Written exercise - Don't include pictures. Quote the lines below from the first through the line that contains "0, -10, -20];".

Data extract -
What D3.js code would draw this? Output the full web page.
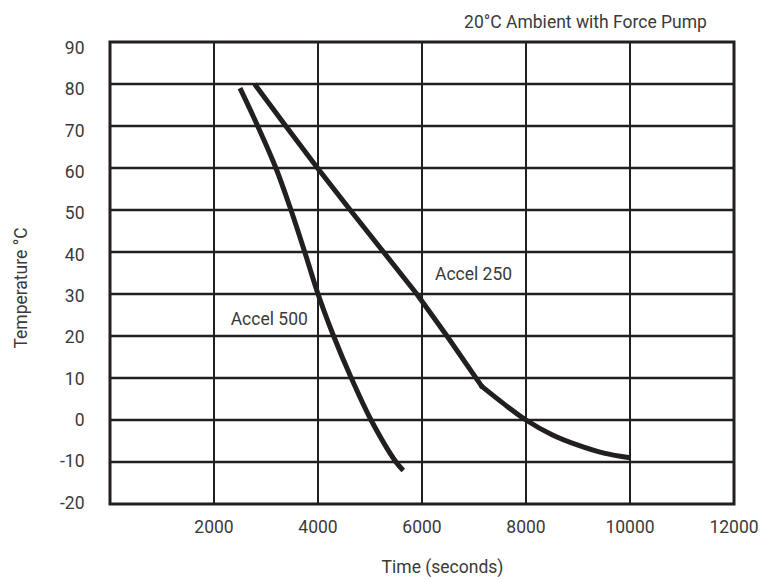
<!DOCTYPE html>
<html>
<head>
<meta charset="utf-8">
<script src="https://cdn.jsdelivr.net/npm/d3@7"></script>
<style>
  body { margin: 0; background: #fff; }
  svg { display: block; }
  text { font-family: Roboto, "Liberation Sans", sans-serif; font-weight: 400; fill: #3a3a3a; }
</style>
</head>
<body>
<svg id="chart" width="765" height="579"></svg>
<script>
// data
const xTicks = [2000, 4000, 6000, 8000, 10000, 12000];
const yTicks = [90, 80, 70, 60, 50, 40, 30, 20, 10, 0, -10, -20];

const accel250 = [
  [2780, 80], [3380, 70], [3990, 60], [4620, 50], [5260, 40], [5900, 30],
  [6480, 20], [7150, 8], [7600, 3.6], [8000, 0], [8500, -3.5], [9000, -6],
  [9500, -7.9], [10000, -9]
];
const accel500 = [
  [2500, 79], [2840, 70], [3190, 60], [3480, 50], [3745, 40], [4000, 30],
  [4300, 20], [4640, 10], [5020, 0], [5500, -10], [5640, -12]
];
const labels = [
  {text: "Accel 250", t: 6250, v: 34.8},
  {text: "Accel 500", t: 2321, v: 24.1}
];
// time where the Accel 250 trace bends from a straight run into a curve
const bendAt = 7150;

const plotL = 110, plotR = 734, plotT = 42, plotB = 504;
const fs = 17.5;

const x = d3.scaleLinear().domain([0, 12000]).range([plotL, plotR]);
const y = d3.scaleLinear().domain([-20, 90]).range([plotB, plotT]);
// the tick labels in the source sit on a slightly tighter spacing than the grid
const yLab = d3.scaleLinear().domain([-20, 90]).range([502.5, 47.5]);

const svg = d3.select("#chart");

// grid
svg.append("g")
  .selectAll("line")
  .data(yTicks.filter(d => d > -20 && d < 90))
  .join("line")
  .attr("x1", plotL).attr("x2", plotR)
  .attr("y1", d => y(d)).attr("y2", d => y(d))
  .attr("stroke", "#231f20")
  .attr("stroke-width", 2.4);

svg.append("g")
  .selectAll("line")
  .data(xTicks.filter(d => d < 12000))
  .join("line")
  .attr("x1", d => x(d)).attr("x2", d => x(d))
  .attr("y1", plotT).attr("y2", plotB)
  .attr("stroke", "#231f20")
  .attr("stroke-width", 2);

// frame
svg.append("rect")
  .attr("x", plotL).attr("y", plotT)
  .attr("width", plotR - plotL).attr("height", plotB - plotT)
  .attr("fill", "none")
  .attr("stroke", "#231f20")
  .attr("stroke-width", 3);

// axis labels
svg.append("g")
  .selectAll("text")
  .data(yTicks)
  .join("text")
  .attr("x", 84.5)
  .attr("y", d => yLab(d) + 6.3)
  .attr("text-anchor", "end")
  .attr("font-size", fs)
  .text(d => d);

svg.append("g")
  .selectAll("text")
  .data(xTicks)
  .join("text")
  .attr("x", d => x(d))
  .attr("y", 533)
  .attr("text-anchor", "middle")
  .attr("font-size", fs)
  .text(d => d);

svg.append("text")
  .attr("x", 442.5)
  .attr("y", 573)
  .attr("text-anchor", "middle")
  .attr("font-size", fs)
  .text("Time (seconds)");

svg.append("text")
  .attr("transform", "translate(26.5,288) rotate(-90)")
  .attr("text-anchor", "middle")
  .attr("font-size", fs)
  .text("Temperature °C");

svg.append("text")
  .attr("x", 585.5)
  .attr("y", 28)
  .attr("text-anchor", "middle")
  .attr("font-size", fs)
  .text("20°C Ambient with Force Pump");

// curves
const smooth = d3.line()
  .x(d => x(d[0]))
  .y(d => y(d[1]))
  .curve(d3.curveCatmullRom.alpha(0.5));

const straight = d3.line()
  .x(d => x(d[0]))
  .y(d => y(d[1]));

const tail = d3.line()
  .x(d => x(d[0]))
  .y(d => y(d[1]))
  .curve(d3.curveMonotoneX);

const paths = [
  straight(accel250.filter(d => d[0] <= bendAt)),
  tail(accel250.filter(d => d[0] >= bendAt)),
  smooth(accel500)
];

svg.append("g")
  .selectAll("path")
  .data(paths)
  .join("path")
  .attr("d", d => d)
  .attr("fill", "none")
  .attr("stroke", "#231f20")
  .attr("stroke-width", 5)
  .attr("stroke-linejoin", "round");

// round dot to close the joint at the bend
svg.append("circle")
  .attr("cx", x(bendAt))
  .attr("cy", y(accel250.find(d => d[0] === bendAt)[1]))
  .attr("r", 2.5)
  .attr("fill", "#231f20");

svg.append("g")
  .selectAll("text")
  .data(labels)
  .join("text")
  .attr("x", d => x(d.t))
  .attr("y", d => y(d.v) + 6.2)
  .attr("font-size", fs)
  .text(d => d.text);
</script>
</body>
</html>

The response -
What D3.js code would draw this? Output the full web page.
<!DOCTYPE html>
<html>
<head>
<meta charset="utf-8">
<script src="https://cdn.jsdelivr.net/npm/d3@7"></script>
<style>
  body { margin: 0; background: #fff; }
  svg { display: block; }
  text { font-family: Roboto, "Liberation Sans", sans-serif; font-weight: 400; fill: #3a3a3a; }
</style>
</head>
<body>
<svg id="chart" width="765" height="579"></svg>
<script>
// data
const xTicks = [2000, 4000, 6000, 8000, 10000, 12000];
const yTicks = [90, 80, 70, 60, 50, 40, 30, 20, 10, 0, -10, -20];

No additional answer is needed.